EVs, short-range cars take spotlight at Tokyo Motor Show

Electric vehicles and cars designed for short trips are in the spotlight at the Tokyo Motor Show as automakers face growing pressure to address vehicle emissions and develop a growth strategy that will help them to overcome Japan’s shrinking market.

The show opens to the public from Friday, running until Nov 4 at Tokyo Big Sight, with more than 180 companies and organizations showcasing products and services.

The participation of fewer foreign manufactures, however, reflects the changing role of auto shows.

Carmakers are turning to new ways to market to consumers such as social media while they continue to invest aggressively in research and development to keep up with evolving mobility trends.

While connectivity, autonomous driving, car-sharing and electric powertrains continue to be the major trends across the industry, battery-powered cars designed for short trips are being showcased by Japanese manufacturers.

Toyota Motor Corp is featuring an ultracompact electric two-seater car mainly targeted at elderly drivers and an indoor mobility device in which the user is transported in a standing position, both expected to go on sale in late 2020.

The company is aiming to have electric vehicles accounting for more than half its global sales by around 2025 — or about 5.5 million units, including 1 million EVs and vehicles using fuel cell technology, which converts hydrogen and oxygen into electricity.

Toyota also brought to the show an updated Mirai, which in 2014 became the world’s first mass-produced fuel cell car, touting a 30 percent increase in its driving range.

Honda Motor Co is displaying its first compact EV, the Honda e, which will be released next year.
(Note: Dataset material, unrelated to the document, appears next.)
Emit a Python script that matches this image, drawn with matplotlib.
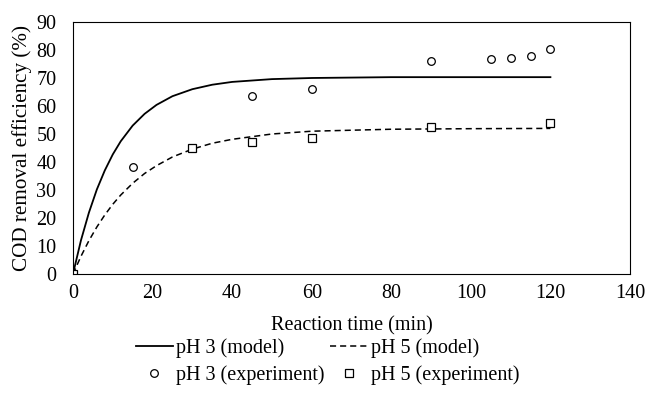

The model can provide useful information to the driver using artificial intelligence technologies.

“EV vehicles will comprise two-thirds of our global sales by 2030,” Honda President and CEO Takahiro Hachigo said at a press briefing.

Nissan Motor Co unveiled its concept mini electric car IMk for urban transportation. It features an assistance system that enables the driver to park the vehicle remotely using a smartphone.

The company, which has been struggling to rebuild its brand image since the arrest in November of its former chairman Carlos Ghosn over alleged financial misdeeds, is also displaying the Ariya concept EV crossover, which enables hands-off driving while cruising on a highway.

Suzuki Motor Corp is introducing its concept car Hanare, which means “detached room” in Japanese. It has neither a driver’s seat nor steering wheel, with only passenger seats and a large display installed in the cabin.

“We have to change ourselves in line with the changing times to create new values and services for customers,” Suzuki President Toshihiro Suzuki told reporters.

Daimler AG, the parent company of Mercedes-Benz, and Renault SA are the only foreign automakers taking part in the Tokyo show in 2019.

Akio Toyoda, chairman of the Japan Automobile Manufacturers Association, told reporters last month that motor shows “have been less attractive in the digital age as a means to promote sales.”

The biennial motor show has seen falling attendance figures, with the number dropping to 771,200 in 2017 from 812,500 in 2015.

In a bid to attract more families and young generations to the show, the organizer will hold an event named “Future Expo,” featuring an e-motorsports video game competition and events jointly organized with KidsZania Tokyo to give children opportunities to experience jobs in the auto industry.